For now, Ukrainians are trying to avoid the mistakes of the past. A June 2022 State Environmental Inspectorate report that goes over lessons learned from the Iraqi and Nicaraguan cases says good accounting is a must. “The key success factors are the ability to measure the amount of environmental damage and to prove the cause-and-effect relationship between the actions of the aggressor and the environmental damage caused,” it reads. And so Ukrainian authorities will continue to turn the ravages of the war into data that does just that.

In written remarks, Strilets, the Ukraine minister of Environmental Protection and Natural Resources, made sure to connect the dots between climate and the war.

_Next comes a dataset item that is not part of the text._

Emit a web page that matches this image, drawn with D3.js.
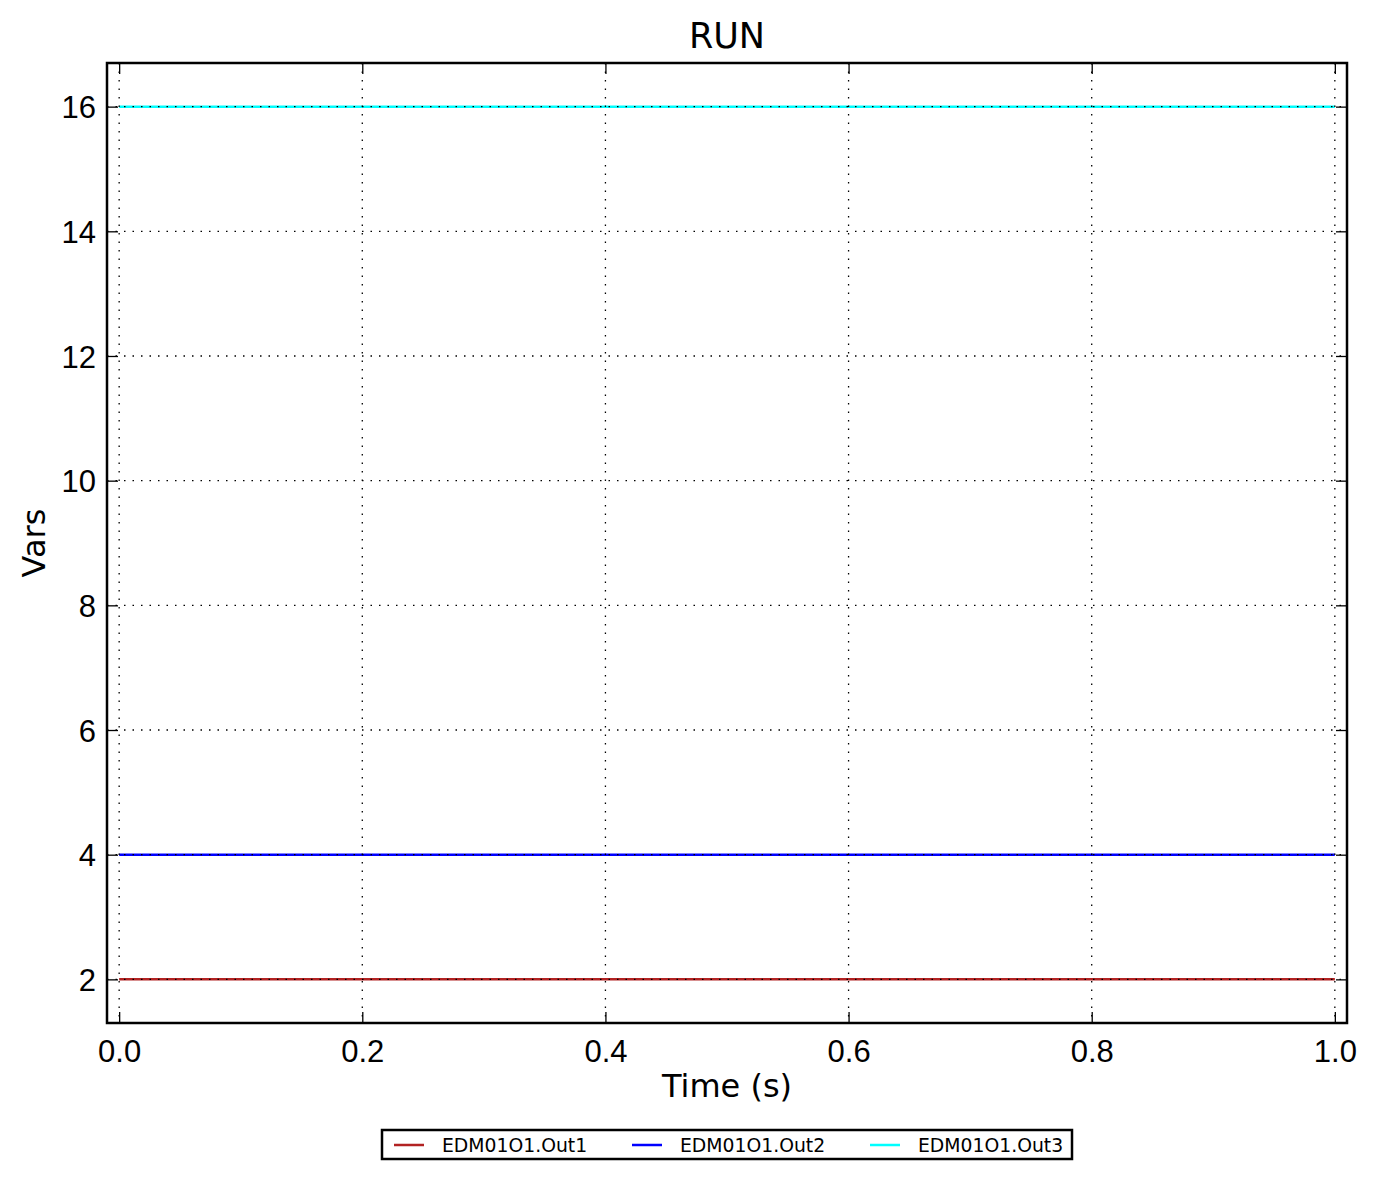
<!DOCTYPE html>
<html>
<head>
<meta charset="utf-8">
<script src="https://cdn.jsdelivr.net/npm/d3@7"></script>
<style>
  body { margin: 0; background: #fff; }
  svg { font-family: "DejaVu Sans", sans-serif; }
</style>
</head>
<body>
<div id="chart"></div>
<script>
// data
var times = [0.0, 1.0]
var out1 = [2, 2]
var out2 = [4, 4]
var out3 = [16, 16]
var seriesNames = ["EDM01O1.Out1", "EDM01O1.Out2", "EDM01O1.Out3"]
var seriesColors = ["#b22222", "#0000ff", "#00ffff"]
var xTicks = [0.0, 0.2, 0.4, 0.6, 0.8, 1.0]
var yTicks = [2, 4, 6, 8, 10, 12, 14, 16]

var W = 1378, H = 1179
var margin = {top: 63, right: 31, bottom: 156, left: 107}
var width = W - margin.left - margin.right
var height = H - margin.top - margin.bottom

var svg = d3.select("#chart").append("svg")
    .attr("width", W)
    .attr("height", H)

var g = svg.append("g")
    .attr("transform", "translate(" + margin.left + "," + margin.top + ")")

var x = d3.scaleLinear().domain([-0.01, 1.01]).range([0, width])
var y = d3.scaleLinear().domain([1.3, 16.7]).range([height, 0])

var allSeries = [out1, out2, out3]

var line = d3.line()
    .x(function(d, i){ return x(times[i]) })
    .y(function(d){ return y(d) })

allSeries.forEach(function(s, k){
    g.append("path")
        .datum(s)
        .attr("d", line)
        .attr("fill", "none")
        .attr("stroke", seriesColors[k])
        .attr("stroke-width", 2.5)
})

// grid, dotted, drawn over the lines
g.selectAll(".vgrid").data(xTicks).enter().append("line")
    .attr("x1", function(d){ return x(d) }).attr("x2", function(d){ return x(d) })
    .attr("y1", 0).attr("y2", height)
    .attr("stroke", "#000").attr("stroke-width", 1.3)
    .attr("stroke-dasharray", "1.5,7")
g.selectAll(".hgrid").data(yTicks).enter().append("line")
    .attr("y1", function(d){ return y(d) }).attr("y2", function(d){ return y(d) })
    .attr("x1", 0).attr("x2", width)
    .attr("stroke", "#000").attr("stroke-width", 1.3)
    .attr("stroke-dasharray", "1.5,7")

// inward ticks on all four sides
var tl = 11
var xa = d3.axisBottom(x).tickValues(xTicks).tickSize(-tl).tickPadding(17).tickFormat(d3.format(".1f"))
var ya = d3.axisLeft(y).tickValues(yTicks).tickSize(-tl).tickPadding(11).tickFormat(d3.format("d"))

var gx = g.append("g").attr("transform", "translate(0," + height + ")").call(xa)
var gy = g.append("g").call(ya)
g.append("g").call(d3.axisTop(x).tickValues(xTicks).tickSize(-tl).tickFormat(""))
g.append("g").attr("transform", "translate(" + width + ",0)")
    .call(d3.axisRight(y).tickValues(yTicks).tickSize(-tl).tickFormat(""))

g.selectAll(".domain").remove()
g.selectAll(".tick line").attr("stroke", "#000").attr("stroke-width", 1.3)
gx.selectAll("text").attr("font-size", 31).attr("fill", "#000")
gy.selectAll("text").attr("font-size", 31).attr("fill", "#000").attr("dy", "0.36em")

g.append("rect")
    .attr("width", width).attr("height", height)
    .attr("fill", "none").attr("stroke", "#000").attr("stroke-width", 2.5)

svg.append("text")
    .attr("x", margin.left + width / 2).attr("y", 48)
    .attr("text-anchor", "middle").attr("font-size", 35)
    .text("RUN")

svg.append("text")
    .attr("x", margin.left + width / 2).attr("y", 1097)
    .attr("text-anchor", "middle").attr("font-size", 32)
    .text("Time (s)")

svg.append("text")
    .attr("transform", "translate(45," + (margin.top + height / 2) + ") rotate(-90)")
    .attr("text-anchor", "middle").attr("font-size", 32)
    .text("Vars")

// legend
var leg = svg.append("g").attr("transform", "translate(382,1130)")
leg.append("rect").attr("width", 690).attr("height", 29)
    .attr("fill", "#fff").attr("stroke", "#000").attr("stroke-width", 2.5)
var legItem = leg.selectAll(".item").data(seriesNames).enter().append("g")
    .attr("transform", function(d, i){ return "translate(" + (12 + i * 238) + ",0)" })
legItem.append("line")
    .attr("x1", 0).attr("x2", 30).attr("y1", 15).attr("y2", 15)
    .attr("stroke", function(d, i){ return seriesColors[i] }).attr("stroke-width", 2.5)
legItem.append("text")
    .attr("x", 48).attr("y", 21.5).attr("font-size", 18.8)
    .text(function(d){ return d })
</script>
</body>
</html>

Any compensation for the war’s environmental damages would finance a “green reconstruction” and Ukraine’s “transition to a carbon-free economy,” the minister said. “Everyone knows the ‘polluter pays’ principle! We propose to introduce the new principle — ‘aggressor pays’,” he added. “After all, the war in Ukraine is not the last war in the world’s history, but if ‘the aggressor pays’ principle works, there is a chance that everyone will understand that waging war is costly.”

As for de Klerk, today, he is typing away at his ecolodge reception desk, his usual workstation. He is laboring on the next iteration of his report, due to be unveiled in December. In addition to updating the account to include the war’s longer timeframe, it’s also expected to be a deep dive into how best to bring about climate damage litigation.

“Registering the damage that’s been done through the additional emissions is one [goal],” he says, “but in the end, you want to get compensated for it.”